C:\RETRO\DOS>type vfatto~1.htm
VFAT to 8.3: The Shortname Rules Behind the Curtain
The second story begins with a floppy label that looked harmless:
RELEASE_NOTES_FINAL_REALLY_FINAL.TXT
By itself, that filename is only mildly annoying. Inside a mixed DOS/Windows pipeline in 1990s tooling, it can become a release blocker.
Our fictional team learned this in one long weekend. The packager ran on a VFAT-capable machine. The installer verifier ran in a strict DOS context. The build ledger expected 8.3 aliases. Nobody had documented the shortname translation rules completely. Everybody thought they “basically knew” them.

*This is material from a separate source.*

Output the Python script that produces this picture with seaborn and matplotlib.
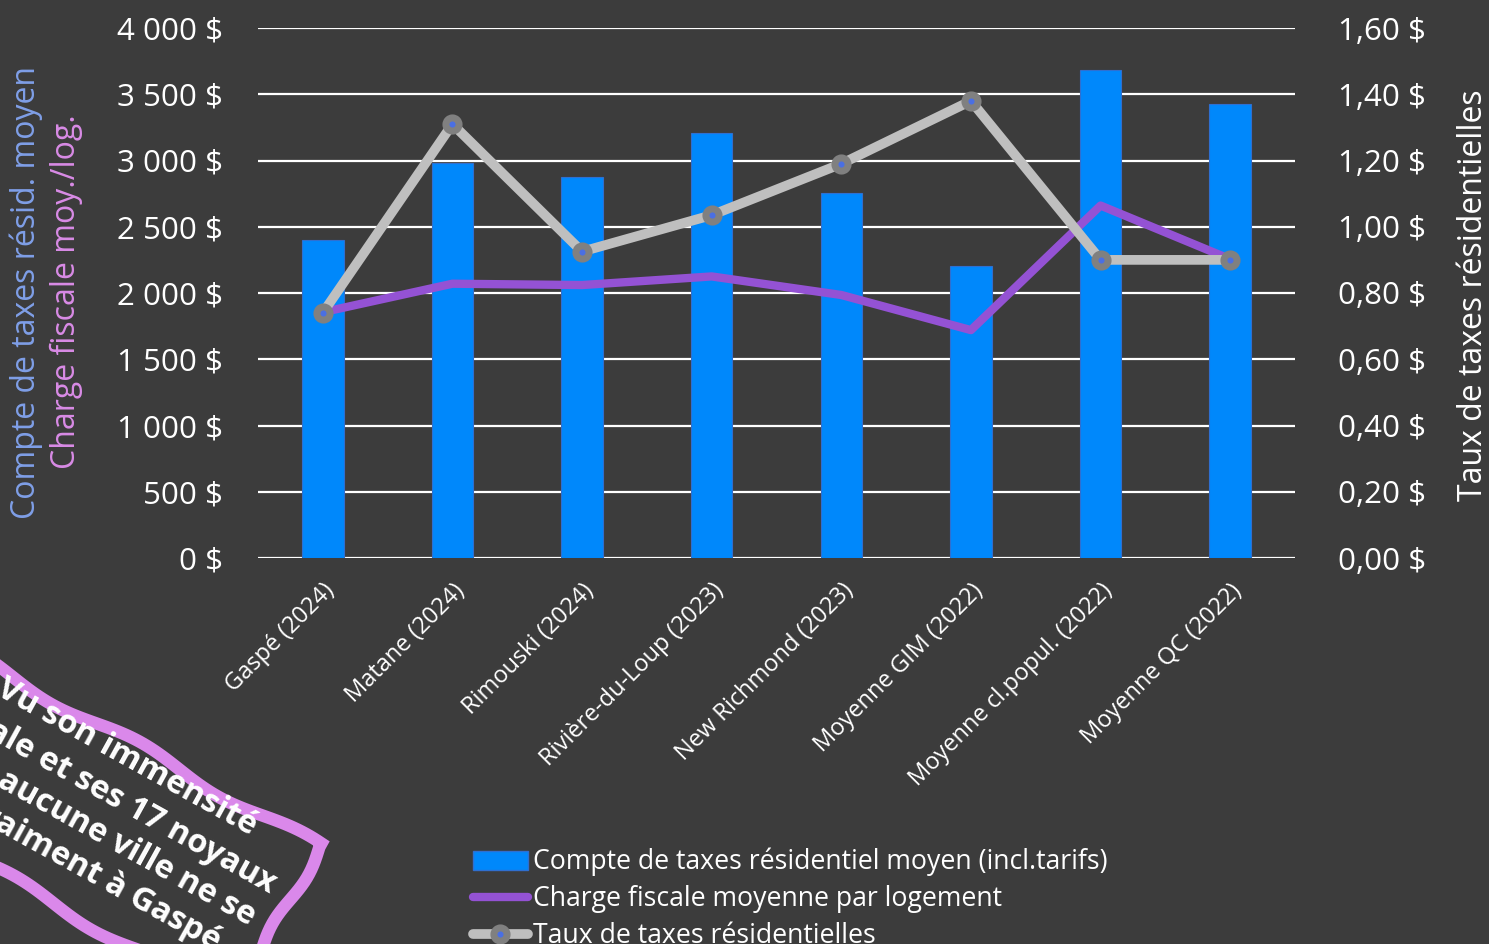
import numpy as np
import pandas as pd
import matplotlib
matplotlib.use("Agg")
import matplotlib.pyplot as plt
import seaborn as sns
from matplotlib.patches import Polygon, Patch
from matplotlib.lines import Line2D

# ---------------- data ----------------
categories = ["Gaspé (2024)", "Matane (2024)", "Rimouski (2024)", "Rivière-du-Loup (2023)",
              "New Richmond (2023)", "Moyenne GIM (2022)", "Moyenne cl.popul. (2022)",
              "Moyenne QC (2022)"]
compte = [2400, 2980, 2875, 3210, 2755, 2205, 3685, 3430]
charge = [1855, 2070, 2060, 2125, 1985, 1720, 2660, 2255]
taux = [0.74, 1.31, 0.925, 1.035, 1.19, 1.38, 0.90, 0.90]

left_ticks = [0, 500, 1000, 1500, 2000, 2500, 3000, 3500, 4000]
left_ticklabels = ["0 $", "500 $", "1 000 $", "1 500 $", "2 000 $", "2 500 $", "3 000 $", "3 500 $", "4 000 $"]
right_ticks = [0, 0.2, 0.4, 0.6, 0.8, 1.0, 1.2, 1.4, 1.6]
right_ticklabels = ["0,00 $", "0,20 $", "0,40 $", "0,60 $", "0,80 $", "1,00 $", "1,20 $", "1,40 $", "1,60 $"]

legend_labels = ["Compte de taxes résidentiel moyen (incl.tarifs)",
                 "Charge fiscale moyenne par logement",
                 "Taux de taxes résidentielles"]
banner_lines = ["Vu son immensité", "territoriale et ses 17 noyaux",
                "villageois, aucune ville ne se", "compare vraiment à Gaspé"]

# ---------------- style ----------------
BG = "#3c3c3c"
BLUE = "#0088fb"
PURPLE = "#9452d4"
GRAY = "#bfbfbf"
sns.set_theme(style="dark")
plt.rcParams["font.family"] = ["Open Sans", "DejaVu Sans"]

W, H = 1489, 944
fig = plt.figure(figsize=(W / 100, H / 100), dpi=100, facecolor=BG)
ax = fig.add_axes([258 / W, 1 - 558 / H, (1295 - 258) / W, (558 - 28) / H])
ax.set_facecolor(BG)

df = pd.DataFrame({"cat": categories, "compte": compte, "charge": charge, "taux": taux,
                   "pos": np.arange(len(categories))})

sns.barplot(data=df, x="cat", y="compte", color=BLUE, width=0.32, saturation=1,
            edgecolor="#2f6fd0", linewidth=0.8, ax=ax, zorder=2)
sns.lineplot(data=df, x="pos", y="charge", color=PURPLE, lw=6, sort=False, ax=ax, zorder=3)

ax.set_ylim(0, 4000)
ax.set_xlim(-0.5, len(categories) - 0.5)
ax.set_yticks(left_ticks)
ax.set_yticklabels(left_ticklabels, color="white", fontsize=22.5)
ax.set_xticks(np.arange(len(categories)))
ax.set_xticklabels(categories, rotation=45, ha="right", rotation_mode="anchor",
                   color="white", fontsize=17)
ax.tick_params(axis="y", length=0, pad=25)
ax.tick_params(axis="x", length=0, pad=15)
ax.grid(axis="y", color="white", lw=1.6, zorder=0)
ax.grid(axis="x", visible=False)
ax.set_axisbelow(True)
for s in ax.spines.values():
    s.set_visible(False)
ax.set_xlabel("")
ax.set_ylabel("")

ax2 = ax.twinx()
sns.lineplot(data=df, x="pos", y="taux", color=GRAY, lw=7, sort=False, ax=ax2,
             marker="o", markersize=9.5, markerfacecolor="#4a6fe3",
             markeredgecolor="#808080", markeredgewidth=5, zorder=4)
ax2.set_ylim(0, 1.6)
ax2.set_yticks(right_ticks)
ax2.set_yticklabels(right_ticklabels, color="white", fontsize=22.5)
ax2.tick_params(axis="y", length=0, pad=31)
for s in ax2.spines.values():
    s.set_visible(False)
ax2.set_ylabel("")
ax2.grid(False)
ax2.set_xlim(-0.5, len(categories) - 0.5)

# axis titles
fig.text(26 / W, 1 - 292 / H, "Compte de taxes résid. moyen", rotation=90, color="#7f9fe8",
         fontsize=23, ha="center", va="center")
fig.text(66 / W, 1 - 292 / H, "Charge fiscale moy./log.", rotation=90, color="#d98be6",
         fontsize=23, ha="center", va="center")
fig.text(1474 / W, 1 - 295 / H, "Taux de taxes résidentielles", rotation=90, color="white",
         fontsize=23, ha="center", va="center")

# legend
handles = [Patch(facecolor=BLUE, edgecolor="#2f6fd0"),
           Line2D([], [], color=PURPLE, lw=6),
           Line2D([], [], color=GRAY, lw=7, marker="o", markersize=9.5,
                  markerfacecolor="#4a6fe3", markeredgecolor="#808080", markeredgewidth=5)]
fig.legend(handles, legend_labels, loc="upper left", bbox_to_anchor=(473 / W, 1 - 848 / H),
           frameon=False, fontsize=19.2, labelcolor="white", handlelength=2.05,
           handletextpad=0.2, labelspacing=0.33, borderaxespad=0, borderpad=0)

# decorative banner (rotated, wavy border)
ang = np.deg2rad(29)
c, s = np.cos(ang), np.sin(ang)


def to_fig(u, v):
    x = u * c - v * s
    y = u * s + v * c
    return np.column_stack([x / W, 1 - y / H])


u_top = np.linspace(150, 690, 120)
v_top = 586 + 5 * np.sin(2 * np.pi * (u_top - 150) / 190)
v_right = np.linspace(586, 770, 40)
u_right = 690 + 4 * np.sin(2 * np.pi * (v_right - 586) / 120)
u_bot = np.linspace(690, 150, 120)
v_bot = 764 + 5 * np.sin(2 * np.pi * (u_bot - 150) / 190 + 1.5)
pts = np.vstack([to_fig(u_top, v_top), to_fig(u_right, v_right), to_fig(u_bot, v_bot)])
fig.add_artist(Polygon(pts, closed=True, facecolor=BG, edgecolor="#da88ea", lw=9,
                       transform=fig.transFigure, zorder=5))

ends = [(624, 610), (669, 651), (667, 689), (648, 728)]
for line, (u, v) in zip(banner_lines, ends):
    xy = to_fig(np.array([u]), np.array([v]))[0]
    fig.text(xy[0], xy[1], line, rotation=-29, rotation_mode="anchor", ha="right",
             va="baseline", color="white", fontsize=23.5, fontweight="bold", zorder=6)

fig.savefig("out.png", dpi=100, facecolor=BG)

“Basically” lasted until the audit script flagged twelve mismatches that were all technically valid and operationally catastrophic.
This article is the deep dive we wish we had then: how long names become 8.3 aliases, how collisions are resolved, and how to build deterministic tooling around those rules.

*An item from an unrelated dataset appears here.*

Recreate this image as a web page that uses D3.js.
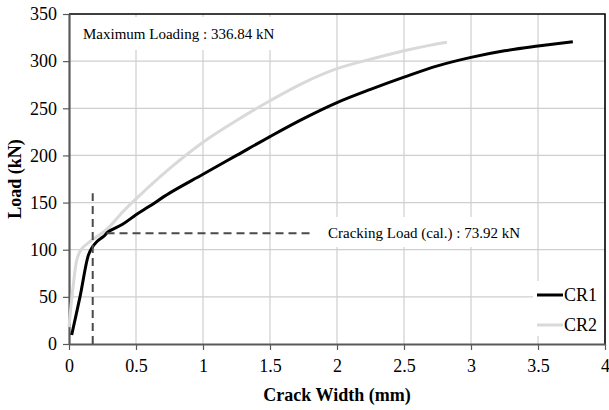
<!DOCTYPE html>
<html>
<head>
<meta charset="utf-8">
<script src="https://cdn.jsdelivr.net/npm/d3@7"></script>
<style>
  html, body { margin: 0; padding: 0; background: #fff; }
  svg { display: block; }
</style>
</head>
<body>
<svg id="chart" width="609" height="410"></svg>
<script>
// Crack width (mm) vs. load (kN) for two specimens
const cr1Width = [0.02, 0.082, 0.144, 0.169, 0.207, 0.256, 0.293, 0.4, 0.5, 0.6, 0.75, 1.0, 1.25, 1.5, 1.75, 2.0, 2.25, 2.5, 2.75, 3.0, 3.25, 3.5, 3.76];
const cr1Load  = [9.5, 50, 94, 101.5, 108.5, 113.8, 119, 127, 137, 146, 160, 180, 200, 220, 239, 256, 270, 283, 295, 304, 311, 316, 320.5];

const cr2Width = [0.0, 0.03, 0.06, 0.09, 0.16, 0.25, 0.3, 0.4, 0.5, 0.75, 1.0, 1.25, 1.5, 1.75, 2.0, 2.25, 2.5, 2.7, 2.82];
const cr2Load  = [18, 60, 90, 100, 109, 118, 124, 140, 154, 186, 214, 237, 258, 277, 292, 302, 311, 317, 320];

const seriesNames = ["CR1", "CR2"];
const seriesColors = ["#000000", "#d9d9d9"];

const xTicks = [0, 0.5, 1, 1.5, 2, 2.5, 3, 3.5, 4];
const yTicks = [0, 50, 100, 150, 200, 250, 300, 350];

// Reference guide lines for the cracking point
const crackGuideWidth = 0.177;   // vertical guide (mm)
const crackGuideTop = 160;       // vertical guide top (kN)
const crackGuideLoad = 117.4;    // horizontal guide (kN)
const crackGuideSpan = [0.28, 1.8];

const maxLabel = "Maximum Loading : 336.84 kN";
const crackLabel = "Cracking Load (cal.) : 73.92 kN";

const FONT = "Liberation Serif, Times New Roman, Times, Tinos, Noto Serif, DejaVu Serif, FreeSerif, serif";

const svg = d3.select("#chart").style("font-family", FONT);
const plotLeft = 69, plotTop = 14, plotRight = 605, plotBottom = 344;

const x = d3.scaleLinear().domain([0, 4]).range([plotLeft, plotRight]);
const y = d3.scaleLinear().domain([0, 350]).range([plotBottom, plotTop]);

// gridlines
const grid = svg.append("g");
grid.selectAll("line.v").data(xTicks.filter(d => d > 0 && d < 4)).join("line")
  .attr("class", "v")
  .attr("x1", d => x(d)).attr("x2", d => x(d))
  .attr("y1", plotTop).attr("y2", plotBottom)
  .attr("stroke", "#cfcfcf").attr("stroke-width", 1.2);
grid.selectAll("line.h").data(yTicks.filter(d => d > 0 && d < 350)).join("line")
  .attr("class", "h")
  .attr("x1", plotLeft).attr("x2", plotRight)
  .attr("y1", d => y(d)).attr("y2", d => y(d))
  .attr("stroke", "#cfcfcf").attr("stroke-width", 1.2);

// white backdrops behind annotation texts
svg.append("rect").attr("x", 75).attr("y", 17).attr("width", 207).attr("height", 33).attr("fill", "#fff");
svg.append("rect").attr("x", 318).attr("y", 217).attr("width", 214).attr("height", 30).attr("fill", "#fff");

// frame top & right
svg.append("path")
  .attr("d", `M${plotLeft},${plotTop}H${plotRight}V${plotBottom}`)
  .attr("fill", "none").attr("stroke", "#000").attr("stroke-width", 1.6);

// axes
const xAxis = d3.axisBottom(x).tickValues(xTicks).tickFormat(d3.format("")).tickSize(6).tickSizeOuter(0);
const yAxis = d3.axisLeft(y).tickValues(yTicks).tickFormat(d3.format("")).tickSize(6).tickSizeOuter(0);

const gx = svg.append("g").attr("transform", `translate(0,${plotBottom})`).call(xAxis);
const gy = svg.append("g").attr("transform", `translate(${plotLeft},0)`).call(yAxis);
[gx, gy].forEach(g => {
  g.attr("font-family", null).attr("font-size", null);
  g.select(".domain").attr("stroke", "#5a5a5a").attr("stroke-width", 2.2);
  g.selectAll(".tick line").attr("stroke", "#5a5a5a").attr("stroke-width", 1.2);
  g.selectAll(".tick text").attr("fill", "#000").style("font-family", FONT).style("font-size", "18px");
});
gx.selectAll(".tick text").attr("dy", "1.05em");
gy.selectAll(".tick text").attr("x", -12);

// axis titles
svg.append("text").attr("x", (plotLeft + plotRight) / 2).attr("y", 401)
  .style("font-family", FONT)
  .attr("text-anchor", "middle").attr("font-weight", "bold").attr("font-size", 18)
  .text("Crack Width (mm)");
svg.append("text").attr("transform", `translate(21,${(plotTop + plotBottom) / 2}) rotate(-90)`)
  .style("font-family", FONT)
  .attr("text-anchor", "middle").attr("font-weight", "bold").attr("font-size", 18)
  .text("Load (kN)");

// series (light series first so the dark one sits on top)
const line = d3.line()
  .x(d => x(d[0])).y(d => y(d[1]))
  .curve(d3.curveCatmullRom.alpha(0.5));

const series = [
  { color: seriesColors[1], pts: d3.zip(cr2Width, cr2Load) },
  { color: seriesColors[0], pts: d3.zip(cr1Width, cr1Load) }
];
svg.append("g").selectAll("path").data(series).join("path")
  .attr("d", d => line(d.pts))
  .attr("fill", "none")
  .attr("stroke", d => d.color)
  .attr("stroke-width", 3)
  .attr("stroke-linejoin", "round");

// cracking guides
const guides = svg.append("g").attr("stroke", "#4a4a4a").attr("stroke-width", 2).attr("stroke-dasharray", "8,5");
guides.append("line")
  .attr("x1", x(crackGuideWidth)).attr("x2", x(crackGuideWidth))
  .attr("y1", y(0)).attr("y2", y(crackGuideTop));
guides.append("line")
  .attr("x1", x(crackGuideSpan[0])).attr("x2", x(crackGuideSpan[1]))
  .attr("y1", y(crackGuideLoad)).attr("y2", y(crackGuideLoad));

// annotations
svg.append("text").attr("x", 83).attr("y", 39).style("font-family", FONT).attr("font-size", 15).text(maxLabel);
svg.append("text").attr("x", 328).attr("y", 238).style("font-family", FONT).attr("font-size", 15).text(crackLabel);

// legend
const lg = svg.append("g");
lg.append("rect").attr("x", 533).attr("y", 281).attr("width", 71).attr("height", 55).attr("fill", "#fff");
seriesNames.forEach((name, i) => {
  const ly = 295 + i * 30;
  lg.append("line").attr("x1", 537).attr("x2", 563).attr("y1", ly).attr("y2", ly)
    .attr("stroke", seriesColors[i]).attr("stroke-width", 3);
  lg.append("text").attr("x", 564).attr("y", ly + 6).style("font-family", FONT).attr("font-size", 18).text(name);
});
</script>
</body>
</html>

First principle: translate per path component
The most important rule is easy to miss:
Translation happens per single path component, not on the full path string.
That means each directory name and final file name is handled independently. If you normalize the entire path in one pass, you will eventually generate aliases that cannot exist in real directory contexts.
In practical terms:
C:\SRC\Very Long Directory\My Program Source.pas- is translated component-by-component, each with its own collision scope
That “collision scope” phrase matters. Uniqueness is enforced within a directory, not globally across the volume.
Fast path: already legal 8.3 names stay as-is
If the input is already a legal short name after OEM uppercase normalization, use that 8.3 form directly (uppercase).
This avoids unnecessary alias churn and preserves operator expectations. A file named CONFIG.SYS should not become something novel just because your algorithm always builds FIRST6~1.
Teams that skip this rule create avoidable incompatibilities.
When alias generation is required
If the name is not already legal 8.3, generate alias candidates using strict steps.
The baseline candidate pattern is:
FIRST6~1.EXT
Where:
FIRST6is normalized/truncated basename prefix~1is initial numeric tail.EXTis extension if one exists, truncated to max 3
No extension? Then no trailing dot/extension segment.
Dot handling is where most bugs hide
Real filenames can contain multiple dots, trailing dots, and decorative punctuation. The rules must be explicit:
- skip leading
.characters - allow only one basename/extension separator in 8.3
- prefer the last dot that has valid non-space characters after it
- if name ends with a dot, ignore that trailing dot and use a previous valid dot if present
This is the difference between deterministic behavior and parser folklore.
Example intuition:
report.final.v3.txt-> extension source is last meaningful dot beforetxtarchive.-> trailing dot is ignored; extension may end up empty
Character legality and normalization
Normalization from the spec includes:
- remove spaces and extra dots
- uppercase letters using active OEM code page semantics
- drop characters that are not representable/legal for short names
Disallowed characters include control chars and:
" * + , / : ; < = > ? [ \ ] |
A critical note from the rules:
- Microsoft-documented NT behavior:
[ ] + = , : ;are replaced with_during short-name generation - other illegal/superfluous characters are removed
If your toolchain mixes “replace” and “remove” without policy, you will drift from expected aliases.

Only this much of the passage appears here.